Am Freitagabend schmeißt Stepsi mit ihrer Familie und Freunden ein Grillfest, um mit mir den Abschluss des spannendsten Jahres meines Lebens zu feiern, als der Anruf kommt: es geht in den Kreißsaal. In der allerletzten Nacht meines allerletzten Jobs heiße ich gemeinsam mit Helena und Dominik den kleinen Mattis willkommen, das süßeste Baby, das ich je gesehen habe. Die schönsten Geschichten schreibt immer noch das Leben selbst.
Freiberufliche Hebamme werde ich nicht werden und ob es ab Sommer 2016 überhaupt noch welche geben wird, ist fraglich.

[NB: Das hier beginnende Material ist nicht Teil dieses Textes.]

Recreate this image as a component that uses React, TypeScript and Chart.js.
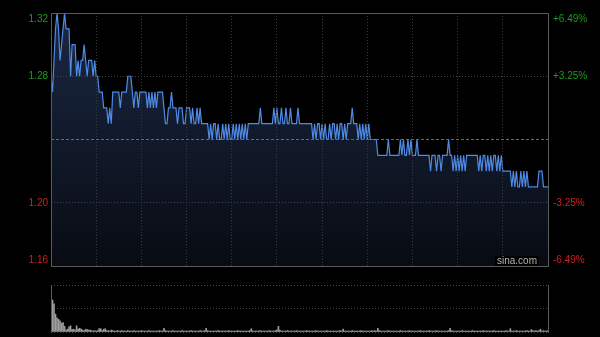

Noch gibt es keinen Versicherungsanbieter, der sie dann noch aufnehmen würde. Hoffen wir einmal, dass sich eine Lösung findet.
Ich bedanke mich für eine herzliche letzte Woche bei Stepsi! Bei allen Frauen, die mich haben teilhaben lassen, an ihrer Schwangerschaft oder ihrem Muttersein. An Helena und Dominik, deren Geschichte in der gebührenden Ausführlichkeit ins Buch kommt. An meine Couchsurfer Stefan, Anne und Mona. Und noch einmal an Stepsi, Steffen und Maya für eure Gastfreundschaft und das Grillfest!